Area leaders to gather to learn about region
Published 12:00 am Thursday, June 11, 2009
NATCHEZ — A group of local business and civic leaders will gather today with one question in mind — how can we better know our region?
In a workshop hosted by members of the LSU AgCenter and the Mississippi State University Southern Rural Development Center, the area’s leaders will tackle the question head-on.
The goal is simple — economic development. The stated purpose of the workshop is to help businesses and elected leaders think beyond their city and county lines and consider the ways whole regions are linked, such as transportation systems and regional assets like the Mississippi River.
The workshop is the second in two days put on by the Louisiana Delta Initiative, the first of which was in Winnsboro.
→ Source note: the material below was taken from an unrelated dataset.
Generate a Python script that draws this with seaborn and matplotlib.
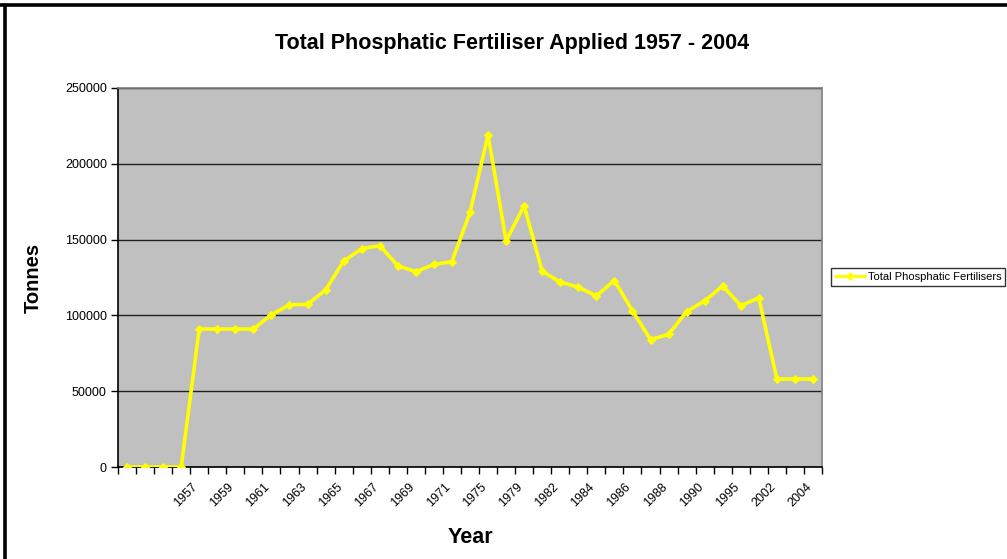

Concordia Parish Economic Director Heather Malone said the planners of the event decided to do a separate regional workshop especially for the Miss-Lou.
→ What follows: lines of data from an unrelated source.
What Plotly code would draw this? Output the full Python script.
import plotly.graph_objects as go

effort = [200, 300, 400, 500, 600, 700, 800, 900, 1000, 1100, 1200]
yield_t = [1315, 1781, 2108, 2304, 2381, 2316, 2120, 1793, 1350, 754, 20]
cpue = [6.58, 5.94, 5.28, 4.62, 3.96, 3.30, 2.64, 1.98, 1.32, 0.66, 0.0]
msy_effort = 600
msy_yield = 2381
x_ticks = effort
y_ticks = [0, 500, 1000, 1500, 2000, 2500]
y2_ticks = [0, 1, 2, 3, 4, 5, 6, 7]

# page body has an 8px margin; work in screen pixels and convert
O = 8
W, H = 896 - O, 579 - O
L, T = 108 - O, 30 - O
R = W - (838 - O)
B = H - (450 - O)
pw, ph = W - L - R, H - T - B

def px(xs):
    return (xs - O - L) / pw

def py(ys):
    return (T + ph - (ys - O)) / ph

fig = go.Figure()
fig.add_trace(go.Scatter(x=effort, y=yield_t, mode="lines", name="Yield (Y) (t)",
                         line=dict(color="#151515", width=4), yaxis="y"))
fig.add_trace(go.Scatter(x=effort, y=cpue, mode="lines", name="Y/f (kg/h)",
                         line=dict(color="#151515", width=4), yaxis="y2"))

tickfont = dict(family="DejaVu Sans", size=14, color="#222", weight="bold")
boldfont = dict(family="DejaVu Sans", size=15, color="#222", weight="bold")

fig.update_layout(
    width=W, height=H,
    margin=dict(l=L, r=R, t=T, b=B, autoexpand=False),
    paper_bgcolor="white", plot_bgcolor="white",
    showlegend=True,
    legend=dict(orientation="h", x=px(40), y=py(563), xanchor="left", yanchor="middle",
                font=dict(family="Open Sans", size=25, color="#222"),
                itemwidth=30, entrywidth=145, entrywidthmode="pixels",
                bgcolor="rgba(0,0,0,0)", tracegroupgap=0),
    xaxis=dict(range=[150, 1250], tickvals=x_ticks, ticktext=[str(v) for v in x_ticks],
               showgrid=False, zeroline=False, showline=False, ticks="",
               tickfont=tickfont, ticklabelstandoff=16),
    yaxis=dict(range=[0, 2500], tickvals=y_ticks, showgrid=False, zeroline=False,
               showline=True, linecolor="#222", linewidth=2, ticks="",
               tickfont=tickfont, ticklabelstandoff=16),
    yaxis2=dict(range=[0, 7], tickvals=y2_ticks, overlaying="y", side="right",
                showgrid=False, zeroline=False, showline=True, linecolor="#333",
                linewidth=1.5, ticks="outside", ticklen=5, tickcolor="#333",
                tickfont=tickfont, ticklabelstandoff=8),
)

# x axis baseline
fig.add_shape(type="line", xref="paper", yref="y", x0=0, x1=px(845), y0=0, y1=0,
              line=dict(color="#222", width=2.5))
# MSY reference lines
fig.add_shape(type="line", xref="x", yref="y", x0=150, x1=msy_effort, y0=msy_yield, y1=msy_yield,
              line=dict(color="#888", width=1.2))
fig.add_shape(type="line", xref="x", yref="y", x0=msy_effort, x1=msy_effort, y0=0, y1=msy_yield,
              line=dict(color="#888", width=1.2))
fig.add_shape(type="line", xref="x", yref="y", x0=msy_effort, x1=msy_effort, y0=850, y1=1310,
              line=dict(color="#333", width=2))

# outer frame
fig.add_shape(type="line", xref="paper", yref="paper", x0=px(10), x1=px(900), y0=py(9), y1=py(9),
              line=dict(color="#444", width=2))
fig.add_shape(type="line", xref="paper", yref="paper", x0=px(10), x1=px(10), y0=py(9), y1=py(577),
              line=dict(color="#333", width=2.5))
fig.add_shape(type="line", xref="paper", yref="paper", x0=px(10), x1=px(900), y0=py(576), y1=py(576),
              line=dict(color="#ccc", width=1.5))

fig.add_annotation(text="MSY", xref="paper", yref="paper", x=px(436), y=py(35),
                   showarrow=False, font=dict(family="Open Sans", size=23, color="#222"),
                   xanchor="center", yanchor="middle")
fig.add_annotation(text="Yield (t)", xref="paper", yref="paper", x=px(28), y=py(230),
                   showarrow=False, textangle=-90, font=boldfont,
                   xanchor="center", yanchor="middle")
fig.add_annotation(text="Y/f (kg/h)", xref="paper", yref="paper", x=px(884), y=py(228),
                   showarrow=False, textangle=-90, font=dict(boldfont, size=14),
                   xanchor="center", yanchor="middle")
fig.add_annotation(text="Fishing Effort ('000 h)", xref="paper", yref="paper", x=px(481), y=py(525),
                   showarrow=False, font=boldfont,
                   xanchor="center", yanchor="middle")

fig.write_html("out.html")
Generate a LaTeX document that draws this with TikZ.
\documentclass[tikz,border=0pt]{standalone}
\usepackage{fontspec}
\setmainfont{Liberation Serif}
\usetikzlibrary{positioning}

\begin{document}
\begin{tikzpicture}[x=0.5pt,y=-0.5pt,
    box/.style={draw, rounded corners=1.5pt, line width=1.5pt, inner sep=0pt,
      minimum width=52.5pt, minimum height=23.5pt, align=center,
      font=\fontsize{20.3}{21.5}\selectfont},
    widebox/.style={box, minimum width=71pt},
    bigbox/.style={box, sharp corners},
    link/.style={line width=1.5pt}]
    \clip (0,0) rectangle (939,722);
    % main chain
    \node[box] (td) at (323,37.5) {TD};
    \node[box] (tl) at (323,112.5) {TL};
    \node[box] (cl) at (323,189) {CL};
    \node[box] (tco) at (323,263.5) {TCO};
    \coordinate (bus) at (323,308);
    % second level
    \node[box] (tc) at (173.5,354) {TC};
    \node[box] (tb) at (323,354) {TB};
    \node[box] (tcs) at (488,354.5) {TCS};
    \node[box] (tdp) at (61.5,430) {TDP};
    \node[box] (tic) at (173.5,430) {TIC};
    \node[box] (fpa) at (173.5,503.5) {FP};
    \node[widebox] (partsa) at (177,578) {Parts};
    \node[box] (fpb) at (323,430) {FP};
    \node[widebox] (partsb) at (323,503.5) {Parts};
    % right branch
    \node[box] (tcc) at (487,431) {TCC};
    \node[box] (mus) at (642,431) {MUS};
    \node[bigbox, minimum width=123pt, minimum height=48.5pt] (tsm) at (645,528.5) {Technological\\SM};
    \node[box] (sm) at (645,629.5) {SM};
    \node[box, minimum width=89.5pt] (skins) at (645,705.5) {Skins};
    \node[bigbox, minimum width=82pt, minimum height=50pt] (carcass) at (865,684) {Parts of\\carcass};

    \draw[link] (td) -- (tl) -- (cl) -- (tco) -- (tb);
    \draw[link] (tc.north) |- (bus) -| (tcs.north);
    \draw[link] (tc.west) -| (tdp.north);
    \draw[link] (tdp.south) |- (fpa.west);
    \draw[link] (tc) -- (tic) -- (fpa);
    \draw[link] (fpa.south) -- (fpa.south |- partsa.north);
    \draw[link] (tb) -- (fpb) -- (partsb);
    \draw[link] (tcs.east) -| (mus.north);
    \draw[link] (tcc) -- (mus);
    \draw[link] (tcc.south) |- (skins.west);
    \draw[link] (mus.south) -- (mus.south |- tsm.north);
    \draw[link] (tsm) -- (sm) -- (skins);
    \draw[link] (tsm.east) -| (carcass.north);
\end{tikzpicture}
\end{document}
“They decided to do a separate one for the Concordia Parish and Adams County area because we are so different because of the crossing of state lines,” Malone said. “But whenever you are recruiting businesses, they don’t even look at your town or parish lines, or even state lines.”
The Fruit of the Loom plant in Vidalia is the largest single employer in the area, and has employees from both sides of the river, she said.
“They’re taking a regional look at it, and if that is the way businesses are looking at it, that is the way we need to look at it.”
Natchez Mayor Jake Middleton said that, because of the rural nature of the area, regional thinking only makes sense.
“I want to work with everybody in the whole region, because Natchez is the centerpiece for this whole area, and I am a guy who likes to work together and move the region forward,” Middleton said.
“Whether it is on the Mississippi or Louisiana side of the river, what is good for one of us is good for all of us, because we cross that bridge a lot of times. As long as our region is growing we are all growing.”
Vidalia Mayor Hyram Copeland said he would not be able to attend the session because of a previous engagement, but regionalism is a concept he has pushed for years.
“In economic development, business retention, business development, education and healthcare, by joining together it will make us stronger in all those concepts,” Copeland said. “I think it is our key to the future, and it is imperative we strive to make that a reality.”